Task prompt: Restate all of the entries exactly, dropping any pictures they hold.

Data in this exercise:
☆ ☆ ☆ ☆ ☆ ☆ ☆

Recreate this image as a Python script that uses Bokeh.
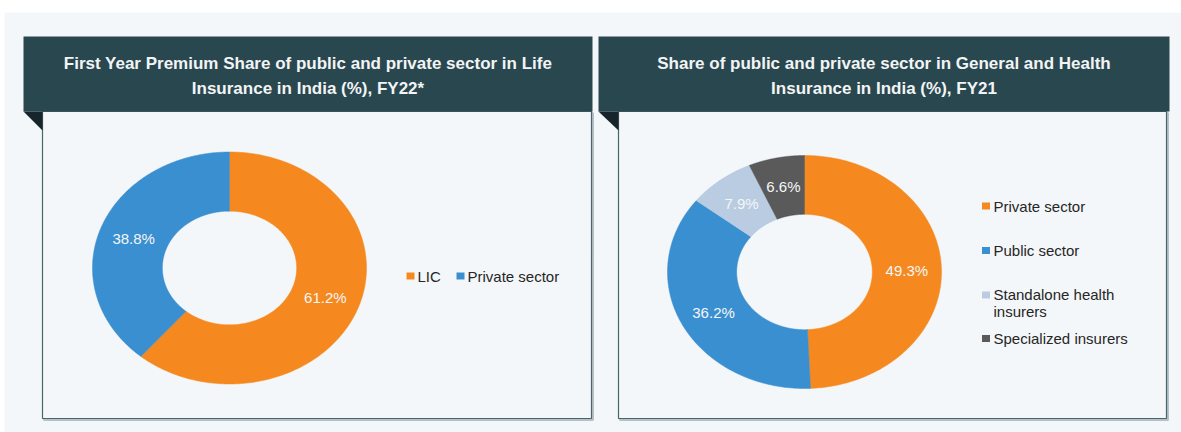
import numpy as np
from bokeh.plotting import figure
from bokeh.models import Range1d
from bokeh.core.properties import value
from bokeh.embed import file_html
from bokeh.resources import INLINE

# ---------------- data ----------------
title_left = ["First Year Premium Share of public and private sector in Life",
              "Insurance in India (%), FY22*"]
title_right = ["Share of public and private sector in General and Health",
               "Insurance in India (%), FY21"]

life_categories = ["LIC", "Private sector"]
life_shares = [61.2, 38.8]
life_colors = ["#F5891F", "#3A8FD0"]

gen_categories = ["Private sector", "Public sector", "Standalone health\ninsurers", "Specialized insurers"]
gen_shares = [49.3, 36.2, 7.9, 6.6]
gen_colors = ["#F5891F", "#3A8FD0", "#B9CCE1", "#5A5A5A"]

FONT = "Liberation Sans"

W, H = 1181, 432
p = figure(width=W, height=H, output_backend="svg", toolbar_location=None,
           x_range=Range1d(0, W), y_range=Range1d(H, 0),
           min_border=0, border_fill_color="white", background_fill_color="white")
p.axis.visible = False
p.grid.visible = False
p.outline_line_color = None

# page background
p.quad(left=[4], right=[1190], top=[12], bottom=[440], fill_color="#F4F7F9", line_color=None)


def panel(x0, x1, bx0, bx1, title):
    # shadow of box
    p.quad(left=[bx0 + 1.5], right=[bx1 + 1.5], top=[111 + 1.5], bottom=[418 + 1.5],
           fill_color=None, line_color="#B4C2C6", line_width=2)
    p.quad(left=[bx0], right=[bx1], top=[111], bottom=[418],
           fill_color="#F4F7F9", line_color="#4A646B", line_width=1.2)
    # banner
    p.quad(left=[x0], right=[x1], top=[36], bottom=[111], fill_color="#29474F", line_color=None)
    p.patch([x0, bx0, bx0], [111, 111, 130], fill_color="#16252A", line_color=None)
    cx = (x0 + x1) / 2
    p.text(x=[cx, cx], y=[63, 88], text=title, text_align="center", text_baseline="middle",
           text_font=value(FONT), text_font_style="bold", text_font_size="17px",
           text_color="#F2F4F5")


panel(23, 592, 42, 591, title_left)
panel(598, 1169, 618, 1166, title_right)


def donut(cx, cy, rx, ry, inner, shares, colors):
    total = float(sum(shares))
    start = 0.0
    xs, ys, lx, ly, labels = [], [], [], [], []
    for s in shares:
        end = start + s / total
        t = np.linspace(2 * np.pi * start, 2 * np.pi * end, 200)
        ox = cx + rx * np.sin(t)
        oy = cy - ry * np.cos(t)
        ix = cx + rx * inner * np.sin(t[::-1])
        iy = cy - ry * inner * np.cos(t[::-1])
        xs.append(np.concatenate([ox, ix]).tolist())
        ys.append(np.concatenate([oy, iy]).tolist())
        m = 2 * np.pi * (start + end) / 2
        rm = (1 + inner) / 2
        lx.append(cx + rx * rm * np.sin(m))
        ly.append(cy - ry * rm * np.cos(m))
        labels.append(f"{s:.1f}%")
        start = end
    p.patches(xs=xs, ys=ys, fill_color=colors, line_color=colors, line_width=0.5)
    p.text(x=lx, y=ly, text=labels, text_align="center", text_baseline="middle",
           text_font=value(FONT), text_font_size="15px", text_color="#F4F6F8")


donut(229, 267.5, 137, 116, 0.49, life_shares, life_colors)
donut(804, 271.5, 137, 116.5, 0.495, gen_shares, gen_colors)

# left legend (horizontal)
leg_x = [410, 460]
p.rect(x=leg_x, y=[275.5, 275.5], width=8, height=7, fill_color=life_colors, line_color=None)
p.text(x=[x + 7 for x in leg_x], y=[276, 276], text=life_categories, text_baseline="middle",
       text_font=value(FONT), text_font_size="15px", text_color="#262626")

# right legend (vertical)
leg_y = [205.5, 250, 294.5, 338]
p.rect(x=[985.5] * 4, y=leg_y, width=8, height=7, fill_color=gen_colors, line_color=None)
txt_y = [205.5, 250, 302, 338]
p.text(x=[993] * 4, y=txt_y, text=gen_categories, text_baseline="middle",
       text_font=value(FONT), text_font_size="15px", text_color="#262626",
       text_line_height=1.0)

open("out.html", "w").write(file_html(p, INLINE))
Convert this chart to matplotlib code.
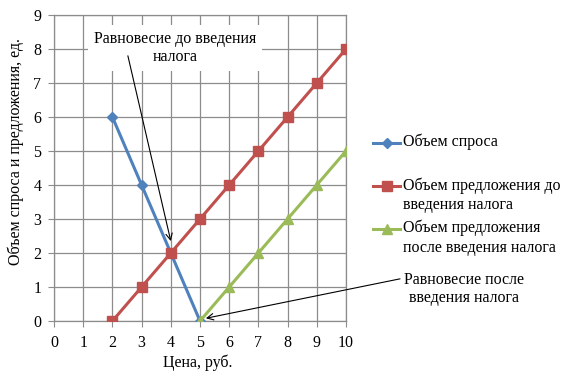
import matplotlib
matplotlib.use('Agg')
import matplotlib.pyplot as plt
from matplotlib.lines import Line2D

plt.rcParams['font.family'] = ['Liberation Serif', 'DejaVu Serif']
plt.rcParams['font.size'] = 11.5

# data
demand_x = [2, 3, 4, 5]
demand_y = [6, 4, 2, 0]
supply_x = [2, 3, 4, 5, 6, 7, 8, 9, 10]
supply_y = [0, 1, 2, 3, 4, 5, 6, 7, 8]
supply_tax_x = [5, 6, 7, 8, 9, 10]
supply_tax_y = [0, 1, 2, 3, 4, 5]
labels = ['Объем спроса',
          'Объем предложения до\nвведения налога',
          'Объем предложения\nпосле введения налога']

blue = '#4F81BD'
red = '#C0504D'
green = '#9BBB59'
gridc = '#8c8c8c'

fig = plt.figure(figsize=(5.71, 3.81), dpi=100)
ax = fig.add_axes([54/571, 1-321/381, 292/571, 306/381])

ax.plot(demand_x, demand_y, color=blue, lw=2.2, marker='D', ms=5, zorder=3)
ax.plot(supply_x, supply_y, color=red, lw=2.2, marker='s', ms=6.5, zorder=3)
ax.plot(supply_tax_x, supply_tax_y, color=green, lw=2.2, marker='^', ms=7, zorder=3)

ax.set_xlim(0, 10)
ax.set_ylim(0, 9)
ax.set_xticks(range(0, 11))
ax.set_yticks(range(0, 10))
ax.grid(True, color=gridc, lw=0.9)
ax.set_axisbelow(True)
for s in ax.spines.values():
    s.set_color(gridc)
    s.set_linewidth(0.9)
ax.tick_params(length=4, color=gridc, labelsize=11.5)
ax.tick_params(axis='x', pad=6)
ax.tick_params(axis='y', pad=5)
ax.set_xlabel('Цена, руб.', fontsize=11.5)
ax.set_ylabel('Объем спроса и предложения, ед.', fontsize=11.5)
ax.xaxis.set_label_coords((198-54)/292, -(363-321)/306)
ax.yaxis.set_label_coords(-(54-16)/292, (321-152)/306)
ax.xaxis.label.set_va('center')
ax.yaxis.label.set_va('center')

# annotation before tax
ax.text(4.14, 8.03, 'Равновесие до введения\nналога', ha='center', va='center',
        fontsize=11.5, linespacing=1.2, zorder=4,
        bbox=dict(facecolor='white', edgecolor='none', pad=4))
ax.annotate('', xy=(4.0, 2.35), xytext=(2.53, 7.8), zorder=5,
            arrowprops=dict(arrowstyle='->', color='black', lw=0.8,
                            shrinkA=0, shrinkB=0))

# annotation after tax
ax.annotate('', xy=(5.2, 0.08), xytext=(11.85, 1.24), annotation_clip=False,
            arrowprops=dict(arrowstyle='->', color='black', lw=0.8,
                            shrinkA=0, shrinkB=0))
fig.text(464/571, 1-289/381, 'Равновесие после\nвведения налога', ha='center',
         va='center', fontsize=11.5, linespacing=1.2)

# legend
handles = [(blue, 'D', 5), (red, 's', 6.5), (green, '^', 7)]
ys = [143, 186, 229]
for (c, m, ms), lab, y in zip(handles, labels, ys):
    yf = 1 - y/381
    fig.add_artist(Line2D([373/571, 400/571], [yf, yf], color=c, lw=2.2))
    fig.add_artist(Line2D([386.5/571], [yf], color=c, marker=m, ms=ms))
    fig.text(403/571, yf + 9/381, lab, ha='left', va='top', fontsize=11.5,
             linespacing=1.25)

fig.savefig('out.png', dpi=100)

☆ ☆ ☆ ☆ ☆ ☆ ☆

Task response:
Recreate this image as a Python script that uses Bokeh.
import numpy as np
from bokeh.plotting import figure
from bokeh.models import Range1d
from bokeh.core.properties import value
from bokeh.embed import file_html
from bokeh.resources import INLINE

# ---------------- data ----------------
title_left = ["First Year Premium Share of public and private sector in Life",
              "Insurance in India (%), FY22*"]
title_right = ["Share of public and private sector in General and Health",
               "Insurance in India (%), FY21"]

life_categories = ["LIC", "Private sector"]
life_shares = [61.2, 38.8]
life_colors = ["#F5891F", "#3A8FD0"]

gen_categories = ["Private sector", "Public sector", "Standalone health\ninsurers", "Specialized insurers"]
gen_shares = [49.3, 36.2, 7.9, 6.6]
gen_colors = ["#F5891F", "#3A8FD0", "#B9CCE1", "#5A5A5A"]

FONT = "Liberation Sans"

W, H = 1181, 432
p = figure(width=W, height=H, output_backend="svg", toolbar_location=None,
           x_range=Range1d(0, W), y_range=Range1d(H, 0),
           min_border=0, border_fill_color="white", background_fill_color="white")
p.axis.visible = False
p.grid.visible = False
p.outline_line_color = None

# page background
p.quad(left=[4], right=[1190], top=[12], bottom=[440], fill_color="#F4F7F9", line_color=None)


def panel(x0, x1, bx0, bx1, title):
    # shadow of box
    p.quad(left=[bx0 + 1.5], right=[bx1 + 1.5], top=[111 + 1.5], bottom=[418 + 1.5],
           fill_color=None, line_color="#B4C2C6", line_width=2)
    p.quad(left=[bx0], right=[bx1], top=[111], bottom=[418],
           fill_color="#F4F7F9", line_color="#4A646B", line_width=1.2)
    # banner
    p.quad(left=[x0], right=[x1], top=[36], bottom=[111], fill_color="#29474F", line_color=None)
    p.patch([x0, bx0, bx0], [111, 111, 130], fill_color="#16252A", line_color=None)
    cx = (x0 + x1) / 2
    p.text(x=[cx, cx], y=[63, 88], text=title, text_align="center", text_baseline="middle",
           text_font=value(FONT), text_font_style="bold", text_font_size="17px",
           text_color="#F2F4F5")


panel(23, 592, 42, 591, title_left)
panel(598, 1169, 618, 1166, title_right)


def donut(cx, cy, rx, ry, inner, shares, colors):
    total = float(sum(shares))
    start = 0.0
    xs, ys, lx, ly, labels = [], [], [], [], []
    for s in shares:
        end = start + s / total
        t = np.linspace(2 * np.pi * start, 2 * np.pi * end, 200)
        ox = cx + rx * np.sin(t)
        oy = cy - ry * np.cos(t)
        ix = cx + rx * inner * np.sin(t[::-1])
        iy = cy - ry * inner * np.cos(t[::-1])
        xs.append(np.concatenate([ox, ix]).tolist())
        ys.append(np.concatenate([oy, iy]).tolist())
        m = 2 * np.pi * (start + end) / 2
        rm = (1 + inner) / 2
        lx.append(cx + rx * rm * np.sin(m))
        ly.append(cy - ry * rm * np.cos(m))
        labels.append(f"{s:.1f}%")
        start = end
    p.patches(xs=xs, ys=ys, fill_color=colors, line_color=colors, line_width=0.5)
    p.text(x=lx, y=ly, text=labels, text_align="center", text_baseline="middle",
           text_font=value(FONT), text_font_size="15px", text_color="#F4F6F8")


donut(229, 267.5, 137, 116, 0.49, life_shares, life_colors)
donut(804, 271.5, 137, 116.5, 0.495, gen_shares, gen_colors)

# left legend (horizontal)
leg_x = [410, 460]
p.rect(x=leg_x, y=[275.5, 275.5], width=8, height=7, fill_color=life_colors, line_color=None)
p.text(x=[x + 7 for x in leg_x], y=[276, 276], text=life_categories, text_baseline="middle",
       text_font=value(FONT), text_font_size="15px", text_color="#262626")

# right legend (vertical)
leg_y = [205.5, 250, 294.5, 338]
p.rect(x=[985.5] * 4, y=leg_y, width=8, height=7, fill_color=gen_colors, line_color=None)
txt_y = [205.5, 250, 302, 338]
p.text(x=[993] * 4, y=txt_y, text=gen_categories, text_baseline="middle",
       text_font=value(FONT), text_font_size="15px", text_color="#262626",
       text_line_height=1.0)

open("out.html", "w").write(file_html(p, INLINE))
Convert this chart to matplotlib code.
import matplotlib
matplotlib.use('Agg')
import matplotlib.pyplot as plt
from matplotlib.lines import Line2D

plt.rcParams['font.family'] = ['Liberation Serif', 'DejaVu Serif']
plt.rcParams['font.size'] = 11.5

# data
demand_x = [2, 3, 4, 5]
demand_y = [6, 4, 2, 0]
supply_x = [2, 3, 4, 5, 6, 7, 8, 9, 10]
supply_y = [0, 1, 2, 3, 4, 5, 6, 7, 8]
supply_tax_x = [5, 6, 7, 8, 9, 10]
supply_tax_y = [0, 1, 2, 3, 4, 5]
labels = ['Объем спроса',
          'Объем предложения до\nвведения налога',
          'Объем предложения\nпосле введения налога']

blue = '#4F81BD'
red = '#C0504D'
green = '#9BBB59'
gridc = '#8c8c8c'

fig = plt.figure(figsize=(5.71, 3.81), dpi=100)
ax = fig.add_axes([54/571, 1-321/381, 292/571, 306/381])

ax.plot(demand_x, demand_y, color=blue, lw=2.2, marker='D', ms=5, zorder=3)
ax.plot(supply_x, supply_y, color=red, lw=2.2, marker='s', ms=6.5, zorder=3)
ax.plot(supply_tax_x, supply_tax_y, color=green, lw=2.2, marker='^', ms=7, zorder=3)

ax.set_xlim(0, 10)
ax.set_ylim(0, 9)
ax.set_xticks(range(0, 11))
ax.set_yticks(range(0, 10))
ax.grid(True, color=gridc, lw=0.9)
ax.set_axisbelow(True)
for s in ax.spines.values():
    s.set_color(gridc)
    s.set_linewidth(0.9)
ax.tick_params(length=4, color=gridc, labelsize=11.5)
ax.tick_params(axis='x', pad=6)
ax.tick_params(axis='y', pad=5)
ax.set_xlabel('Цена, руб.', fontsize=11.5)
ax.set_ylabel('Объем спроса и предложения, ед.', fontsize=11.5)
ax.xaxis.set_label_coords((198-54)/292, -(363-321)/306)
ax.yaxis.set_label_coords(-(54-16)/292, (321-152)/306)
ax.xaxis.label.set_va('center')
ax.yaxis.label.set_va('center')

# annotation before tax
ax.text(4.14, 8.03, 'Равновесие до введения\nналога', ha='center', va='center',
        fontsize=11.5, linespacing=1.2, zorder=4,
        bbox=dict(facecolor='white', edgecolor='none', pad=4))
ax.annotate('', xy=(4.0, 2.35), xytext=(2.53, 7.8), zorder=5,
            arrowprops=dict(arrowstyle='->', color='black', lw=0.8,
                            shrinkA=0, shrinkB=0))

# annotation after tax
ax.annotate('', xy=(5.2, 0.08), xytext=(11.85, 1.24), annotation_clip=False,
            arrowprops=dict(arrowstyle='->', color='black', lw=0.8,
                            shrinkA=0, shrinkB=0))
fig.text(464/571, 1-289/381, 'Равновесие после\nвведения налога', ha='center',
         va='center', fontsize=11.5, linespacing=1.2)

# legend
handles = [(blue, 'D', 5), (red, 's', 6.5), (green, '^', 7)]
ys = [143, 186, 229]
for (c, m, ms), lab, y in zip(handles, labels, ys):
    yf = 1 - y/381
    fig.add_artist(Line2D([373/571, 400/571], [yf, yf], color=c, lw=2.2))
    fig.add_artist(Line2D([386.5/571], [yf], color=c, marker=m, ms=ms))
    fig.text(403/571, yf + 9/381, lab, ha='left', va='top', fontsize=11.5,
             linespacing=1.25)

fig.savefig('out.png', dpi=100)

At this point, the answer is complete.